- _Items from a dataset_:

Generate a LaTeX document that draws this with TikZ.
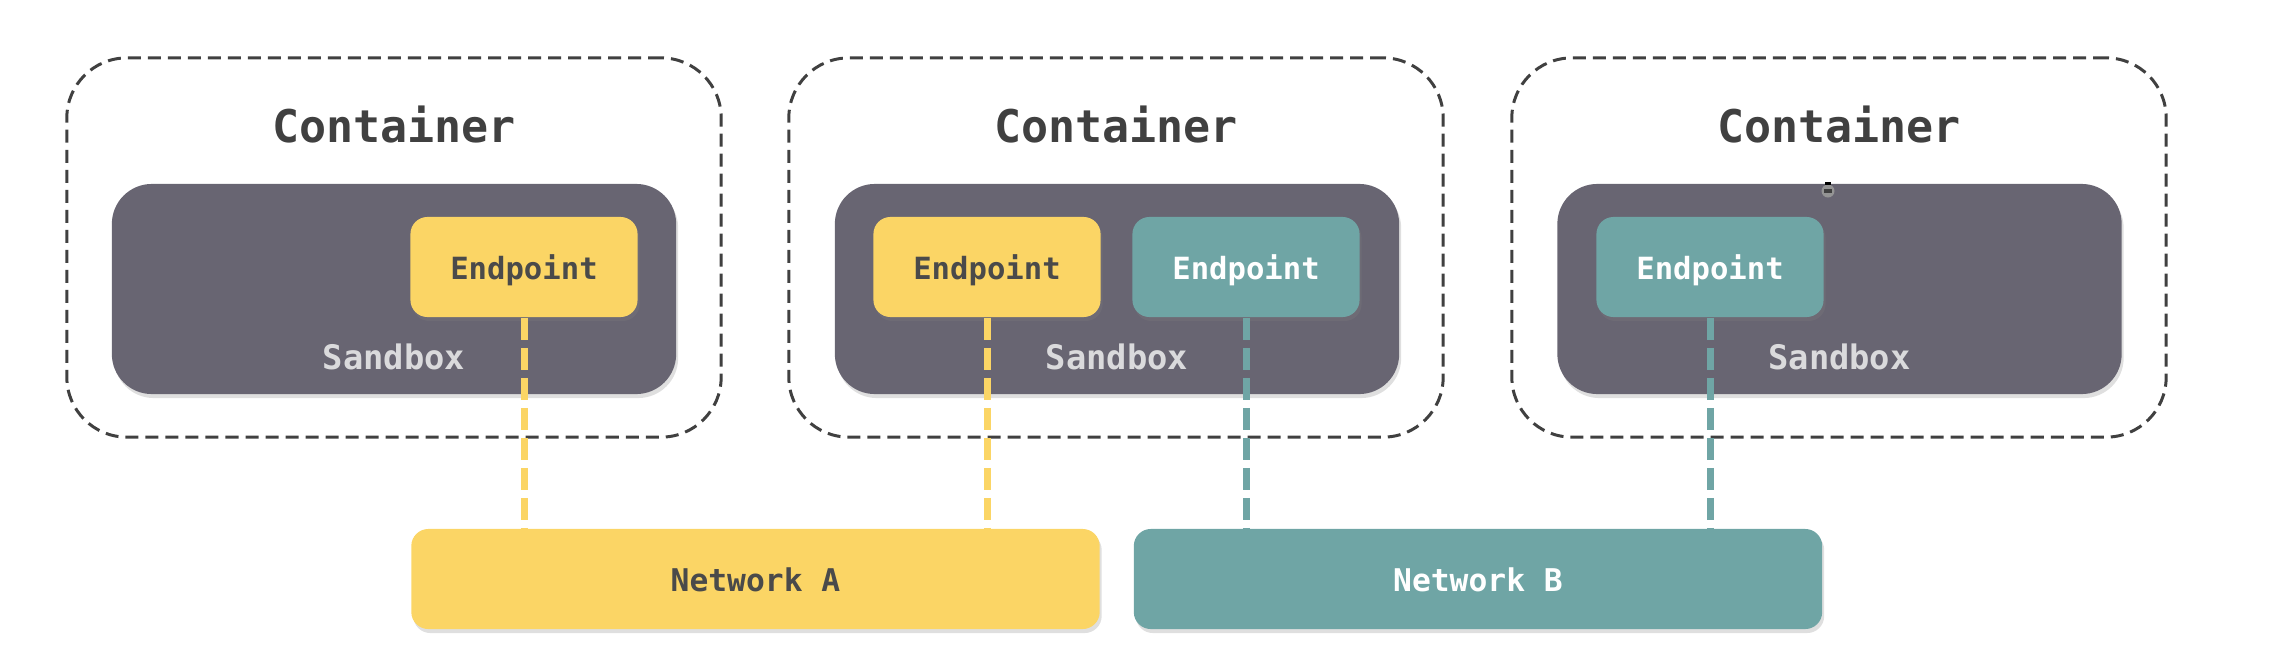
\documentclass[tikz,border=0pt]{standalone}
\usepackage{fontspec}
\setmonofont{DejaVu Sans Mono}
\usetikzlibrary{shadows}

\definecolor{ctext}{HTML}{404040}
\definecolor{sbfill}{HTML}{686572}
\definecolor{sbtext}{HTML}{DADADC}
\definecolor{neta}{HTML}{FBD565}
\definecolor{netb}{HTML}{6FA5A5}
\definecolor{dtext}{HTML}{4A4A4A}

\tikzset{
    container/.style={draw=ctext, line width=0.85pt, dash pattern=on 0.13cm off 0.07cm,
        rounded corners=0.6cm, minimum width=6.54cm, minimum height=3.79cm},
    sandbox/.style={fill=sbfill, rounded corners=0.4cm, minimum width=5.64cm, minimum height=2.1cm,
        drop shadow={shadow xshift=0.02cm, shadow yshift=-0.04cm, opacity=0.25}},
    endpoint/.style={rounded corners=0.17cm, minimum width=2.27cm, minimum height=1cm,
        font=\ttfamily\bfseries\fontsize{8.7}{10}\selectfont, text height=0.73em, text depth=0pt,
        drop shadow={shadow xshift=0.02cm, shadow yshift=-0.04cm, opacity=0.25}},
    epa/.style={endpoint, fill=neta, text=dtext},
    epb/.style={endpoint, fill=netb, text=white},
    network/.style={endpoint, minimum width=6.88cm, font=\ttfamily\bfseries\fontsize{8.9}{10}\selectfont},
    ctitle/.style={anchor=base, text=ctext, font=\ttfamily\bfseries\fontsize{12.8}{15}\selectfont},
    sblabel/.style={anchor=base, text=sbtext, font=\ttfamily\bfseries\fontsize{9.6}{11}\selectfont},
    link/.style={line width=0.07cm, dash pattern=on 0.22cm off 0.08cm}
}

\begin{document}
\begin{tikzpicture}[x=0.01cm, y=-0.01cm]
    \useasboundingbox (0,0) rectangle (2278,648);
    % containers
    \node[container] (c1) at (394, 247.5) {};
    \node[container] (c2) at (1116, 247.5) {};
    \node[container] (c3) at (1839, 247.5) {};
    \node[ctitle] at (394, 142) {Container};
    \node[ctitle] at (1116, 142) {Container};
    \node[ctitle] at (1839, 142) {Container};
    % sandboxes
    \node[sandbox] (sb1) at (394, 289) {};
    \node[sandbox] (sb2) at (1117, 289) {};
    \node[sandbox] (sb3) at (1839.5, 289) {};
    \node[sblabel] at (394, 369) {Sandbox};
    \node[sblabel] at (1117, 369) {Sandbox};
    \node[sblabel] at (1839.5, 369) {Sandbox};
    % endpoints
    \node[epa] (e1) at (524, 267) {Endpoint};
    \node[epa] (e2a) at (987, 267) {Endpoint};
    \node[epb] (e2b) at (1246, 267) {Endpoint};
    \node[epb] (e3) at (1710, 267) {Endpoint};
    % networks
    \node[network, fill=neta, text=dtext] (na) at (755.5, 579) {Network A};
    \node[network, fill=netb, text=white] (nb) at (1478, 579) {Network B};
    \draw[link, neta] (e1.south) -- (e1.south |- na.north);
    \draw[link, neta] (e2a.south) -- (e2a.south |- na.north);
    \draw[link, netb] (e2b.south) -- (e2b.south |- nb.north);
    \draw[link, netb] (e3.south) -- (e3.south |- nb.north);
    % small handle on the third sandbox
    \fill[black!40!gray!60] (1828, 191) circle (0.065cm);
    \fill[black!75] (1824, 189) rectangle (1832, 193);
    \fill[black] (1825, 182) rectangle (1831, 184.5);
\end{tikzpicture}
\end{document}
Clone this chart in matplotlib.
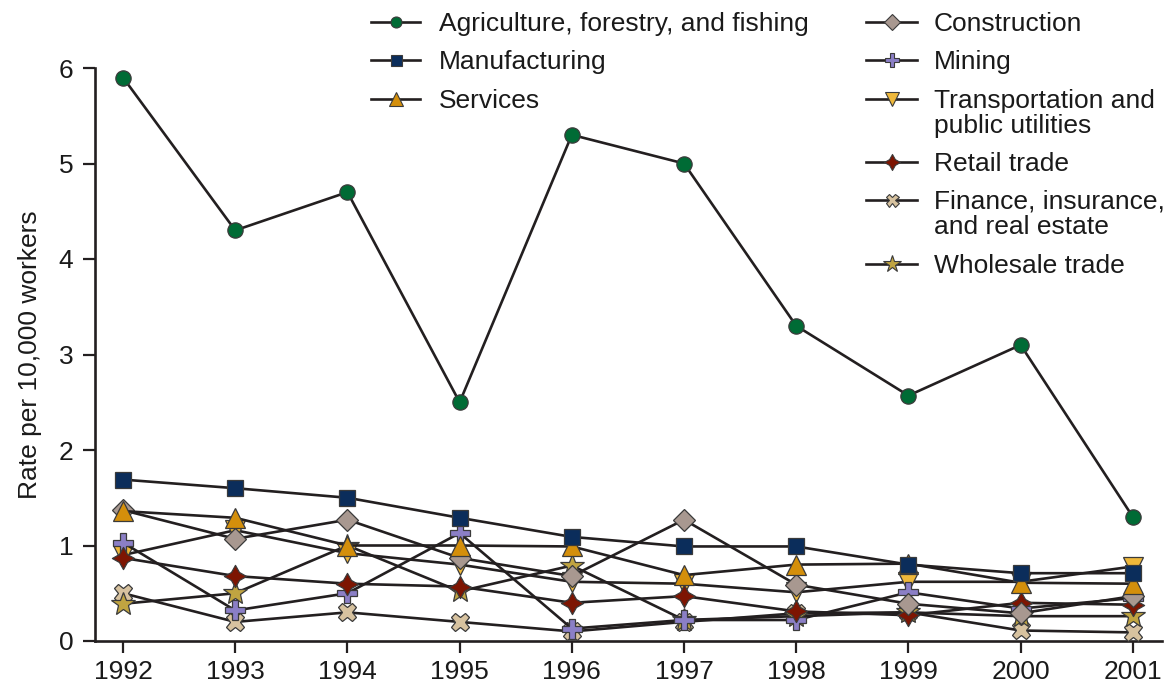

- _PROBLEM STATEMENT_:
Each line of the data should be quoted exactly, with pictures left out.

- _ANSWER BELOW_:
Generate a LaTeX document that draws this with TikZ.
\documentclass[tikz,border=0pt]{standalone}
\usepackage{fontspec}
\setmonofont{DejaVu Sans Mono}
\usetikzlibrary{shadows}

\definecolor{ctext}{HTML}{404040}
\definecolor{sbfill}{HTML}{686572}
\definecolor{sbtext}{HTML}{DADADC}
\definecolor{neta}{HTML}{FBD565}
\definecolor{netb}{HTML}{6FA5A5}
\definecolor{dtext}{HTML}{4A4A4A}

\tikzset{
    container/.style={draw=ctext, line width=0.85pt, dash pattern=on 0.13cm off 0.07cm,
        rounded corners=0.6cm, minimum width=6.54cm, minimum height=3.79cm},
    sandbox/.style={fill=sbfill, rounded corners=0.4cm, minimum width=5.64cm, minimum height=2.1cm,
        drop shadow={shadow xshift=0.02cm, shadow yshift=-0.04cm, opacity=0.25}},
    endpoint/.style={rounded corners=0.17cm, minimum width=2.27cm, minimum height=1cm,
        font=\ttfamily\bfseries\fontsize{8.7}{10}\selectfont, text height=0.73em, text depth=0pt,
        drop shadow={shadow xshift=0.02cm, shadow yshift=-0.04cm, opacity=0.25}},
    epa/.style={endpoint, fill=neta, text=dtext},
    epb/.style={endpoint, fill=netb, text=white},
    network/.style={endpoint, minimum width=6.88cm, font=\ttfamily\bfseries\fontsize{8.9}{10}\selectfont},
    ctitle/.style={anchor=base, text=ctext, font=\ttfamily\bfseries\fontsize{12.8}{15}\selectfont},
    sblabel/.style={anchor=base, text=sbtext, font=\ttfamily\bfseries\fontsize{9.6}{11}\selectfont},
    link/.style={line width=0.07cm, dash pattern=on 0.22cm off 0.08cm}
}

\begin{document}
\begin{tikzpicture}[x=0.01cm, y=-0.01cm]
    \useasboundingbox (0,0) rectangle (2278,648);
    % containers
    \node[container] (c1) at (394, 247.5) {};
    \node[container] (c2) at (1116, 247.5) {};
    \node[container] (c3) at (1839, 247.5) {};
    \node[ctitle] at (394, 142) {Container};
    \node[ctitle] at (1116, 142) {Container};
    \node[ctitle] at (1839, 142) {Container};
    % sandboxes
    \node[sandbox] (sb1) at (394, 289) {};
    \node[sandbox] (sb2) at (1117, 289) {};
    \node[sandbox] (sb3) at (1839.5, 289) {};
    \node[sblabel] at (394, 369) {Sandbox};
    \node[sblabel] at (1117, 369) {Sandbox};
    \node[sblabel] at (1839.5, 369) {Sandbox};
    % endpoints
    \node[epa] (e1) at (524, 267) {Endpoint};
    \node[epa] (e2a) at (987, 267) {Endpoint};
    \node[epb] (e2b) at (1246, 267) {Endpoint};
    \node[epb] (e3) at (1710, 267) {Endpoint};
    % networks
    \node[network, fill=neta, text=dtext] (na) at (755.5, 579) {Network A};
    \node[network, fill=netb, text=white] (nb) at (1478, 579) {Network B};
    \draw[link, neta] (e1.south) -- (e1.south |- na.north);
    \draw[link, neta] (e2a.south) -- (e2a.south |- na.north);
    \draw[link, netb] (e2b.south) -- (e2b.south |- nb.north);
    \draw[link, netb] (e3.south) -- (e3.south |- nb.north);
    % small handle on the third sandbox
    \fill[black!40!gray!60] (1828, 191) circle (0.065cm);
    \fill[black!75] (1824, 189) rectangle (1832, 193);
    \fill[black] (1825, 182) rectangle (1831, 184.5);
\end{tikzpicture}
\end{document}
Clone this chart in matplotlib.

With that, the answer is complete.